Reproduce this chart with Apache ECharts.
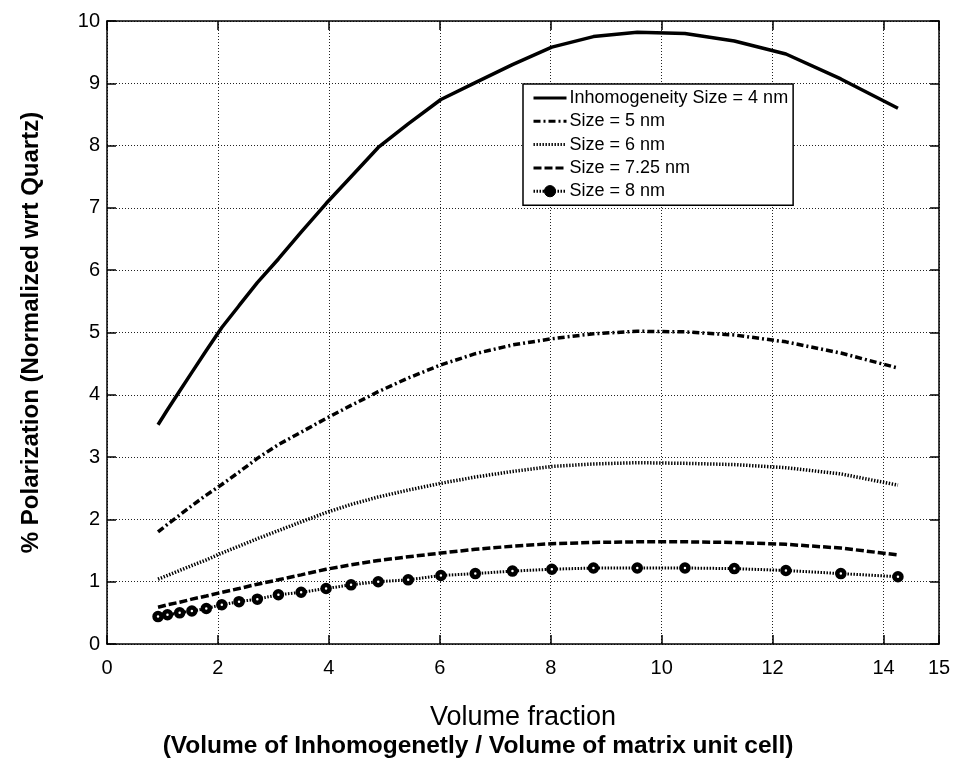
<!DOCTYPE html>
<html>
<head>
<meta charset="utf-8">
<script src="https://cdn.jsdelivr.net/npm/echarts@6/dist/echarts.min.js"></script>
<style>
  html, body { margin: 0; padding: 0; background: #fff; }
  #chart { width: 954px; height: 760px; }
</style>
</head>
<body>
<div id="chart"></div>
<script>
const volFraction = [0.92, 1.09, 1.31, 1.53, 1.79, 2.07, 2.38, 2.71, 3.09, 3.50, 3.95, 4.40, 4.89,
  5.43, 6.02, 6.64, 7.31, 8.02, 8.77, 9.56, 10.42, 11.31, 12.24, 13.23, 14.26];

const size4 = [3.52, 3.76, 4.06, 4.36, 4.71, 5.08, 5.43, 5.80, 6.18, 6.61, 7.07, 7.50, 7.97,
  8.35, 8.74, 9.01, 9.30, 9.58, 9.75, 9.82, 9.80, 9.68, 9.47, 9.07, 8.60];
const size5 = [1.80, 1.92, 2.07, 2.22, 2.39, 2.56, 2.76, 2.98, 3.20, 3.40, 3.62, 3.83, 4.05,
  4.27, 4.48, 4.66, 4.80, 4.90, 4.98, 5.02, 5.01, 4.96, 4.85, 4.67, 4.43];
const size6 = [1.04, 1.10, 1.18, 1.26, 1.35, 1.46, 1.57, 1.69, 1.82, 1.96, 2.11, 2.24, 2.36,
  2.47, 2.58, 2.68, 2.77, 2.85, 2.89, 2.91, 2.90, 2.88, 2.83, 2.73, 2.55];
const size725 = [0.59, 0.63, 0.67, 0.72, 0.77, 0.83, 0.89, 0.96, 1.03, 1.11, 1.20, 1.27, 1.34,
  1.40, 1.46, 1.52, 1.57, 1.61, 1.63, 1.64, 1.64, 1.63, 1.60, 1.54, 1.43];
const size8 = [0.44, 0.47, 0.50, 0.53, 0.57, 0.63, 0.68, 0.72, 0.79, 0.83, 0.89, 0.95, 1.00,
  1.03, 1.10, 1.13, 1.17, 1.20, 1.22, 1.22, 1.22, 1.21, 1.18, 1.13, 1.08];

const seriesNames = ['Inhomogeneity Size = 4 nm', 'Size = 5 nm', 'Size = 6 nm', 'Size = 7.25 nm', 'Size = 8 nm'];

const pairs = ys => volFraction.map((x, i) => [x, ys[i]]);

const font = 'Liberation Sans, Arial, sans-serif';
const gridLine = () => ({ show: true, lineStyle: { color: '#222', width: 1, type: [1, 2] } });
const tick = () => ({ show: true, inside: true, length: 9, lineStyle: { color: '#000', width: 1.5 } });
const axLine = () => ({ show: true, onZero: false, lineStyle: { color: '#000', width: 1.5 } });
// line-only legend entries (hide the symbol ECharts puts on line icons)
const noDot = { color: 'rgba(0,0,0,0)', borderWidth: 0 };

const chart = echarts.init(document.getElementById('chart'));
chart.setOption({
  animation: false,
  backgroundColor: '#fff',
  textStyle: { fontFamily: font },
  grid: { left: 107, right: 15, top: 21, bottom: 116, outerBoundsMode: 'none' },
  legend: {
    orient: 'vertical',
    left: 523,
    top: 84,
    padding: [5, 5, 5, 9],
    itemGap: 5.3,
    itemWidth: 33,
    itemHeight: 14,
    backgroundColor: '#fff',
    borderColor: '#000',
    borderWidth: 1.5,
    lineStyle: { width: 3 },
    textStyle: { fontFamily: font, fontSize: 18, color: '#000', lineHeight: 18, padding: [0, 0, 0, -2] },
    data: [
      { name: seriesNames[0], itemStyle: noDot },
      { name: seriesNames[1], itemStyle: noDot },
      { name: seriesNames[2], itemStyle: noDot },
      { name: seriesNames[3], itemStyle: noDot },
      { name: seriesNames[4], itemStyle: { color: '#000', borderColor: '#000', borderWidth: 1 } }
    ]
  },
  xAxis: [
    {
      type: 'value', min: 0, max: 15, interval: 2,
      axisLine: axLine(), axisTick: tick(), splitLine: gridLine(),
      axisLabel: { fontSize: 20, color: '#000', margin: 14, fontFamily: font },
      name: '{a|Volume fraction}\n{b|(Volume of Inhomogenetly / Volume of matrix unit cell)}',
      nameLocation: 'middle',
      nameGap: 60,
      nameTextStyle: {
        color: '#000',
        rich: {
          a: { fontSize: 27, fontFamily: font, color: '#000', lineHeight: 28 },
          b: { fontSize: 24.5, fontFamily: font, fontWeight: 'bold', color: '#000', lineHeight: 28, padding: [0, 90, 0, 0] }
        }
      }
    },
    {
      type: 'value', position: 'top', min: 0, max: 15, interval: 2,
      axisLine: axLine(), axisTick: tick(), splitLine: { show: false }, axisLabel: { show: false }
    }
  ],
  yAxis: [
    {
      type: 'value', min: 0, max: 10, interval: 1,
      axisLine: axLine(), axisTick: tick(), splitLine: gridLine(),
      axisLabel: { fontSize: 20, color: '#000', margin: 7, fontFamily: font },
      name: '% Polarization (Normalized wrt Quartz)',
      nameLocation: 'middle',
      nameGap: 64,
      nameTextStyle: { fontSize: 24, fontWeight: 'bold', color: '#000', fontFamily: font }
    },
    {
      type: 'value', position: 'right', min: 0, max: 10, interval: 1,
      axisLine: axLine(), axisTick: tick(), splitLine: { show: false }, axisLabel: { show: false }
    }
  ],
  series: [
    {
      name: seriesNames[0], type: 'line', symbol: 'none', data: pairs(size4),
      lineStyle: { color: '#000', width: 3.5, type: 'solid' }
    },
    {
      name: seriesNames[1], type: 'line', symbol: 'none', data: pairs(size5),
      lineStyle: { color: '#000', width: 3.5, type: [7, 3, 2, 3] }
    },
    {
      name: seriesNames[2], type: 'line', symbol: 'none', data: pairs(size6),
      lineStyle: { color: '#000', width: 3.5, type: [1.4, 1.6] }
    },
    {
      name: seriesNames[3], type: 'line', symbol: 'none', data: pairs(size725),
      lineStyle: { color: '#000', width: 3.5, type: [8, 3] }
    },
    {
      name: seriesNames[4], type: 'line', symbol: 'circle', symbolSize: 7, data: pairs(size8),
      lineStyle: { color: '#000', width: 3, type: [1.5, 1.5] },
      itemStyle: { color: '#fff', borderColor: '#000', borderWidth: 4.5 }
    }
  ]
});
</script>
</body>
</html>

WORK TO DO
Copy every line of the data word for word, omitting the images.

EXPECTED OUTPUT
Reproduce this chart with Apache ECharts.
<!DOCTYPE html>
<html>
<head>
<meta charset="utf-8">
<script src="https://cdn.jsdelivr.net/npm/echarts@6/dist/echarts.min.js"></script>
<style>
  html, body { margin: 0; padding: 0; background: #fff; }
  #chart { width: 954px; height: 760px; }
</style>
</head>
<body>
<div id="chart"></div>
<script>
const volFraction = [0.92, 1.09, 1.31, 1.53, 1.79, 2.07, 2.38, 2.71, 3.09, 3.50, 3.95, 4.40, 4.89,
  5.43, 6.02, 6.64, 7.31, 8.02, 8.77, 9.56, 10.42, 11.31, 12.24, 13.23, 14.26];

const size4 = [3.52, 3.76, 4.06, 4.36, 4.71, 5.08, 5.43, 5.80, 6.18, 6.61, 7.07, 7.50, 7.97,
  8.35, 8.74, 9.01, 9.30, 9.58, 9.75, 9.82, 9.80, 9.68, 9.47, 9.07, 8.60];
const size5 = [1.80, 1.92, 2.07, 2.22, 2.39, 2.56, 2.76, 2.98, 3.20, 3.40, 3.62, 3.83, 4.05,
  4.27, 4.48, 4.66, 4.80, 4.90, 4.98, 5.02, 5.01, 4.96, 4.85, 4.67, 4.43];
const size6 = [1.04, 1.10, 1.18, 1.26, 1.35, 1.46, 1.57, 1.69, 1.82, 1.96, 2.11, 2.24, 2.36,
  2.47, 2.58, 2.68, 2.77, 2.85, 2.89, 2.91, 2.90, 2.88, 2.83, 2.73, 2.55];
const size725 = [0.59, 0.63, 0.67, 0.72, 0.77, 0.83, 0.89, 0.96, 1.03, 1.11, 1.20, 1.27, 1.34,
  1.40, 1.46, 1.52, 1.57, 1.61, 1.63, 1.64, 1.64, 1.63, 1.60, 1.54, 1.43];
const size8 = [0.44, 0.47, 0.50, 0.53, 0.57, 0.63, 0.68, 0.72, 0.79, 0.83, 0.89, 0.95, 1.00,
  1.03, 1.10, 1.13, 1.17, 1.20, 1.22, 1.22, 1.22, 1.21, 1.18, 1.13, 1.08];

const seriesNames = ['Inhomogeneity Size = 4 nm', 'Size = 5 nm', 'Size = 6 nm', 'Size = 7.25 nm', 'Size = 8 nm'];

const pairs = ys => volFraction.map((x, i) => [x, ys[i]]);

const font = 'Liberation Sans, Arial, sans-serif';
const gridLine = () => ({ show: true, lineStyle: { color: '#222', width: 1, type: [1, 2] } });
const tick = () => ({ show: true, inside: true, length: 9, lineStyle: { color: '#000', width: 1.5 } });
const axLine = () => ({ show: true, onZero: false, lineStyle: { color: '#000', width: 1.5 } });
// line-only legend entries (hide the symbol ECharts puts on line icons)
const noDot = { color: 'rgba(0,0,0,0)', borderWidth: 0 };

const chart = echarts.init(document.getElementById('chart'));
chart.setOption({
  animation: false,
  backgroundColor: '#fff',
  textStyle: { fontFamily: font },
  grid: { left: 107, right: 15, top: 21, bottom: 116, outerBoundsMode: 'none' },
  legend: {
    orient: 'vertical',
    left: 523,
    top: 84,
    padding: [5, 5, 5, 9],
    itemGap: 5.3,
    itemWidth: 33,
    itemHeight: 14,
    backgroundColor: '#fff',
    borderColor: '#000',
    borderWidth: 1.5,
    lineStyle: { width: 3 },
    textStyle: { fontFamily: font, fontSize: 18, color: '#000', lineHeight: 18, padding: [0, 0, 0, -2] },
    data: [
      { name: seriesNames[0], itemStyle: noDot },
      { name: seriesNames[1], itemStyle: noDot },
      { name: seriesNames[2], itemStyle: noDot },
      { name: seriesNames[3], itemStyle: noDot },
      { name: seriesNames[4], itemStyle: { color: '#000', borderColor: '#000', borderWidth: 1 } }
    ]
  },
  xAxis: [
    {
      type: 'value', min: 0, max: 15, interval: 2,
      axisLine: axLine(), axisTick: tick(), splitLine: gridLine(),
      axisLabel: { fontSize: 20, color: '#000', margin: 14, fontFamily: font },
      name: '{a|Volume fraction}\n{b|(Volume of Inhomogenetly / Volume of matrix unit cell)}',
      nameLocation: 'middle',
      nameGap: 60,
      nameTextStyle: {
        color: '#000',
        rich: {
          a: { fontSize: 27, fontFamily: font, color: '#000', lineHeight: 28 },
          b: { fontSize: 24.5, fontFamily: font, fontWeight: 'bold', color: '#000', lineHeight: 28, padding: [0, 90, 0, 0] }
        }
      }
    },
    {
      type: 'value', position: 'top', min: 0, max: 15, interval: 2,
      axisLine: axLine(), axisTick: tick(), splitLine: { show: false }, axisLabel: { show: false }
    }
  ],
  yAxis: [
    {
      type: 'value', min: 0, max: 10, interval: 1,
      axisLine: axLine(), axisTick: tick(), splitLine: gridLine(),
      axisLabel: { fontSize: 20, color: '#000', margin: 7, fontFamily: font },
      name: '% Polarization (Normalized wrt Quartz)',
      nameLocation: 'middle',
      nameGap: 64,
      nameTextStyle: { fontSize: 24, fontWeight: 'bold', color: '#000', fontFamily: font }
    },
    {
      type: 'value', position: 'right', min: 0, max: 10, interval: 1,
      axisLine: axLine(), axisTick: tick(), splitLine: { show: false }, axisLabel: { show: false }
    }
  ],
  series: [
    {
      name: seriesNames[0], type: 'line', symbol: 'none', data: pairs(size4),
      lineStyle: { color: '#000', width: 3.5, type: 'solid' }
    },
    {
      name: seriesNames[1], type: 'line', symbol: 'none', data: pairs(size5),
      lineStyle: { color: '#000', width: 3.5, type: [7, 3, 2, 3] }
    },
    {
      name: seriesNames[2], type: 'line', symbol: 'none', data: pairs(size6),
      lineStyle: { color: '#000', width: 3.5, type: [1.4, 1.6] }
    },
    {
      name: seriesNames[3], type: 'line', symbol: 'none', data: pairs(size725),
      lineStyle: { color: '#000', width: 3.5, type: [8, 3] }
    },
    {
      name: seriesNames[4], type: 'line', symbol: 'circle', symbolSize: 7, data: pairs(size8),
      lineStyle: { color: '#000', width: 3, type: [1.5, 1.5] },
      itemStyle: { color: '#fff', borderColor: '#000', borderWidth: 4.5 }
    }
  ]
});
</script>
</body>
</html>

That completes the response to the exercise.